Hmmm I might have misunderstood you in my last response here.

So what you are doing in that patch:

1. Charge towards folio->memcg when we allocate swap slots, but do not
record or take reference yet.

2. Once we reclaimed the folio after swap out, then we record and
acquire reference to pin.

You know what - this would simplify my usecase. For vswap entries not
backing by pswap, it *basically* just means I skip step 1 for vswap
backend. Step 2 is shared for all cases. Donezo.
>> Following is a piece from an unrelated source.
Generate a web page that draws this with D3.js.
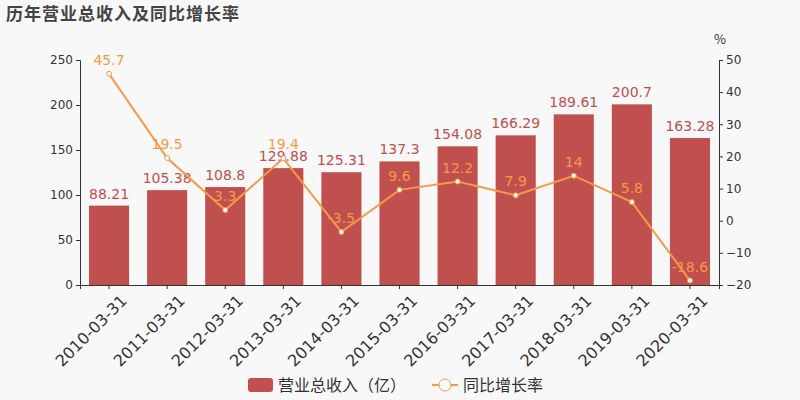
<!DOCTYPE html>
<html><head><meta charset="utf-8">
<script src="https://cdn.jsdelivr.net/npm/d3@7"></script>
<style>body{margin:0;background:#f8f8f8;font-family:"Noto Sans CJK SC","DejaVu Sans",sans-serif}</style>
</head><body>
<svg id="chart" width="800" height="400"></svg>
<script>
// data
var dates = ["2010-03-31","2011-03-31","2012-03-31","2013-03-31","2014-03-31","2015-03-31","2016-03-31","2017-03-31","2018-03-31","2019-03-31","2020-03-31"];
var revenue = [88.21,105.38,108.8,129.88,125.31,137.3,154.08,166.29,189.61,200.7,163.28];
var growth = [45.7,19.5,3.3,19.4,-3.5,9.6,12.2,7.9,14,5.8,-18.6];
var leftTicks = [0,50,100,150,200,250];
var rightTicks = [-20,-10,0,10,20,30,40,50];

var svg = d3.select("#chart");
var barColor = "#c0504d", lineColor = "#f59a4a";

svg.append("rect").attr("width",800).attr("height",400).attr("fill","#f8f8f8");
svg.append("text").attr("x",6).attr("y",20).text("历年营业总收入及同比增长率")
    .attr("font-size",17).attr("font-weight","bold").attr("letter-spacing",1).attr("fill","#444");

var x = d3.scaleBand().domain(dates).range([80,719]).paddingInner(0.31).paddingOuter(0.155);
var y = d3.scaleLinear().domain([0,250]).range([285,60]);
var y2 = d3.scaleLinear().domain([-20,50]).range([285,60]);

var axL = svg.append("g").attr("transform","translate(80,0)").call(d3.axisLeft(y).tickValues(leftTicks).tickSize(4));
var axR = svg.append("g").attr("transform","translate(719,0)").call(d3.axisRight(y2).tickValues(rightTicks).tickSize(4));
var axB = svg.append("g").attr("transform","translate(0,285)").call(d3.axisBottom(x).tickSize(4));
[axL,axR,axB].forEach(function(a){
    a.selectAll("path,line").attr("stroke","#333");
    a.selectAll("text").attr("fill","#333").attr("font-size",12).attr("font-family","DejaVu Sans");
});
axB.selectAll("text").attr("font-size",16).attr("text-anchor","end")
    .attr("transform","translate(6,4) rotate(-45)").attr("dx","0").attr("dy","0.7em");
svg.append("text").attr("x",720).attr("y",44).text("%").attr("font-size",13).attr("text-anchor","middle").attr("fill","#333");

svg.selectAll(".bar").data(revenue).enter().append("rect")
    .attr("x",function(d,i){return x(dates[i]);})
    .attr("y",function(d){return y(d);})
    .attr("width",x.bandwidth()).attr("height",function(d){return 285-y(d);})
    .attr("fill",barColor);
svg.selectAll(".blab").data(revenue).enter().append("text")
    .attr("x",function(d,i){return x(dates[i])+x.bandwidth()/2;})
    .attr("y",function(d){return y(d)-7;})
    .attr("text-anchor","middle").attr("font-size",14).attr("fill",barColor)
    .attr("font-family","DejaVu Sans").text(function(d){return d;});

var line = d3.line().x(function(d,i){return x(dates[i])+x.bandwidth()/2;}).y(function(d){return y2(d);});
svg.append("path").datum(growth).attr("d",line).attr("fill","none").attr("stroke",lineColor).attr("stroke-width",2);
svg.selectAll(".pt").data(growth).enter().append("circle")
    .attr("cx",function(d,i){return x(dates[i])+x.bandwidth()/2;})
    .attr("cy",function(d){return y2(d);}).attr("r",2.5)
    .attr("fill","#fff").attr("stroke",lineColor);
svg.selectAll(".llab").data(growth).enter().append("text")
    .attr("x",function(d,i){return x(dates[i])+x.bandwidth()/2;})
    .attr("y",function(d){return y2(d)-9;})
    .attr("text-anchor","middle").attr("font-size",14).attr("fill",lineColor)
    .attr("font-family","DejaVu Sans").text(function(d){return d;});

// legend
var lg = svg.append("g").attr("transform","translate(248,385)");
lg.append("rect").attr("x",0).attr("y",-7).attr("width",25).attr("height",14).attr("rx",3).attr("fill",barColor);
lg.append("text").attr("x",30).attr("y",6).text("营业总收入（亿）").attr("font-size",16).attr("fill","#333");
lg.append("line").attr("x1",184).attr("x2",210).attr("y1",0).attr("y2",0).attr("stroke",lineColor).attr("stroke-width",2);
lg.append("circle").attr("cx",197).attr("cy",0).attr("r",6).attr("fill","#fff").attr("stroke",lineColor);
lg.append("text").attr("x",215).attr("y",6).text("同比增长率").attr("font-size",16).attr("fill","#333");
</script>
</body></html>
You're right. This is simpler :) Let me brew on it a bit longer in
case there might be something we're missing. but it does seem like
this will reduce complexity (and with the added benefits of me not
having to come up with names for helpers).

>
> > Just seems cleaner to centralize this info at vswap layer when it is
> > presented, for now anyway, rather than juggling this on a per-backend
> > basis.
>
> Zswap charge could be merged with vswap I think but pswap we just
> discussed that we might want to charge it differently? And actually
> vswap charge is still quite different from zswap charge if you want to
> make vswap infinitely large? I think we can figure out this part as we
> progress; it's not a major problem at this point.

That was because I misunderstood your suggestions. My bad :)

Anyway, please keep the suggestions and recommendations coming :) I'm
playing with some of your suggestions right now, and waiting for other
folks' inputs as well. Will send out the next version at some point.
If there is no fundamental design flaws, I will un-RFC once I've
addressed all the main issues.